唐正芒
(湘潭大学,湖南 湘潭 411105)
大跃进时期党中央和毛泽东犯过严重的左倾错误,在农业和农村工作中尤为明显。主要体现为经济建设上的急于求成和生产关系上的急于过渡,以及高指标、瞎指挥、浮夸风、一平二调的共产风等,给农村经济和社会发展及人们生活造成了严重损失。这也是以往人们研究和回顾这段历史及这个时期的毛泽东时,比较充分地注意到了的一面。然而这个时期的毛泽东也还有另外的一面,即为纠正农村工作中的左倾错误而作了艰辛努力因而也应被肯定的一面。

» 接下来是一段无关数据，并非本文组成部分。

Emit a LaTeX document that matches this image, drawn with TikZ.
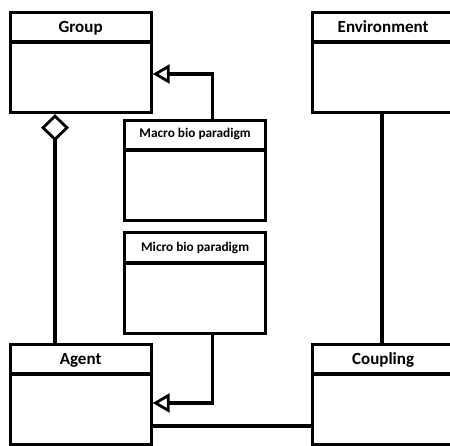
\documentclass[tikz,border=0pt]{standalone}
\usepackage{fontspec}
\setmainfont{Carlito}
\usetikzlibrary{arrows.meta,calc}
\tikzset{
  classbox/.style={draw, line width=3.2pt, minimum width=141pt, minimum height=100pt,
                   anchor=north west, inner sep=0pt},
  classname/.style={font=\bfseries\fontsize{17}{19}\selectfont, inner sep=0pt, anchor=base},
  smallname/.style={font=\bfseries\fontsize{13.3}{15}\selectfont, inner sep=0pt, anchor=base},
  link/.style={line width=3.2pt},
  inherit/.style={link, -{Triangle[open, length=17pt, width=19pt, line width=2.8pt]}},
  aggregate/.style={link, {Diamond[open, length=27pt, width=28pt, line width=2.8pt]}-},
}
\begin{document}
\begin{tikzpicture}[x=1pt,y=-1pt]
\useasboundingbox (0,0) rectangle (450,446);
\clip (0,0) rectangle (450,446);

% class boxes
\node[classbox] (group) at (8.5,11) {};
\node[classbox] (env) at (311,11) {};
\node[classbox] (macro) at (123,119) {};
\node[classbox, minimum height=101pt] (micro) at (123,231) {};
\node[classbox] (agent) at (8.5,343) {};
\node[classbox] (coupling) at (311,343) {};

% header dividers
\draw[link] ([yshift=-31pt]group.north west) -- ([yshift=-31pt]group.north east);
\draw[link] ([yshift=-31pt]env.north west) -- ([yshift=-31pt]env.north east);
\draw[link] ([yshift=-31pt]macro.north west) -- ([yshift=-31pt]macro.north east);
\draw[link] ([yshift=-32pt]micro.north west) -- ([yshift=-32pt]micro.north east);
\draw[link] ([yshift=-31pt]agent.north west) -- ([yshift=-31pt]agent.north east);
\draw[link] ([yshift=-31pt]coupling.north west) -- ([yshift=-31pt]coupling.north east);

% class names (placed on their baselines)
\node[classname] (grouptitle) at ($(group.north)+(0,22)$) {Group};
\node[classname] (envtitle) at ($(env.north)+(0,22)$) {Environment};
\node[smallname] (macrotitle) at ($(macro.north)+(0,19)$) {Macro bio paradigm};
\node[smallname] (microtitle) at ($(micro.north)+(0,20.5)$) {Micro bio paradigm};
\node[classname] (agenttitle) at ($(agent.north)+(0,22)$) {Agent};
\node[classname] (couplingtitle) at ($(coupling.north)+(0,22)$) {Coupling};

% relations
\draw[inherit] ([xshift=17pt]macro.north) |- ([yshift=-63pt]group.north east);
\draw[inherit] ([xshift=17pt]micro.south) |- ([yshift=-60pt]agent.north east);
\draw[aggregate] ([xshift=46.5pt]group.south west) -- ([xshift=46.5pt]agent.north west);
\draw[link] ([xshift=71pt]env.south west) -- ([xshift=71pt]coupling.north west);
\draw[link] ([yshift=-83pt]agent.north east) -- ([yshift=-83pt]coupling.north west);
\end{tikzpicture}
\end{document}
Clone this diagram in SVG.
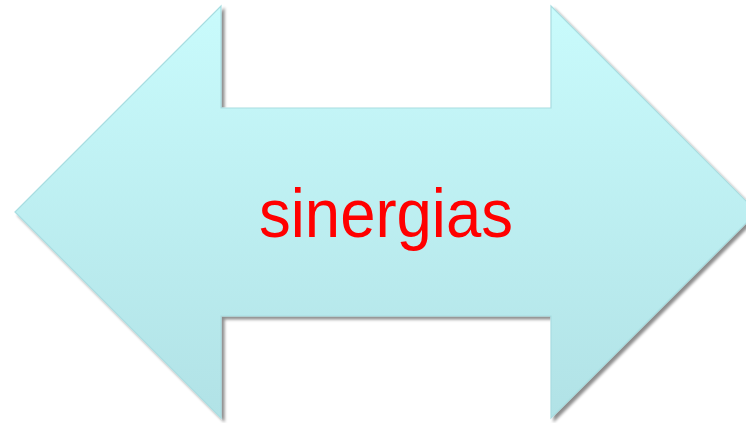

今天我们回过头来看大跃进运动及大跃进时期的毛泽东,既要看到大跃进时期毛泽东有犯严重左倾错误的一面,也要看到他努力纠左并因而减少了些许损失的一面;既要看到犯大跃进左倾错误的主观因素的一面,也要看到犯这一错误有其客观必然性的一面;既要看到毛泽东对大跃进的左倾错误负有主要责任的一面,也要看到确有党中央乃至全党集体责任的一面。所以,我们认为,对于大跃进时期毛泽东在农村工作中的左倾错误和努力纠左这两方面,应该予以全面看待和辩证思考,从而给以客观评价。拟就这方面谈谈笔者的点滴思考。
大跃进时期党中央和毛泽东犯过严重左倾错误,给经济和社会发展及人民生活带来了重大损失。这是包括本人在内以往学界研究和回顾这段历史及这个时期的毛泽东时,已经讲的较多和比较充分地注意到了的一面。故恕本文在此不再赘述。这里想着重强调一下这个问题的另一面,即不应忽视大跃进时期的毛泽东努力纠左的一面。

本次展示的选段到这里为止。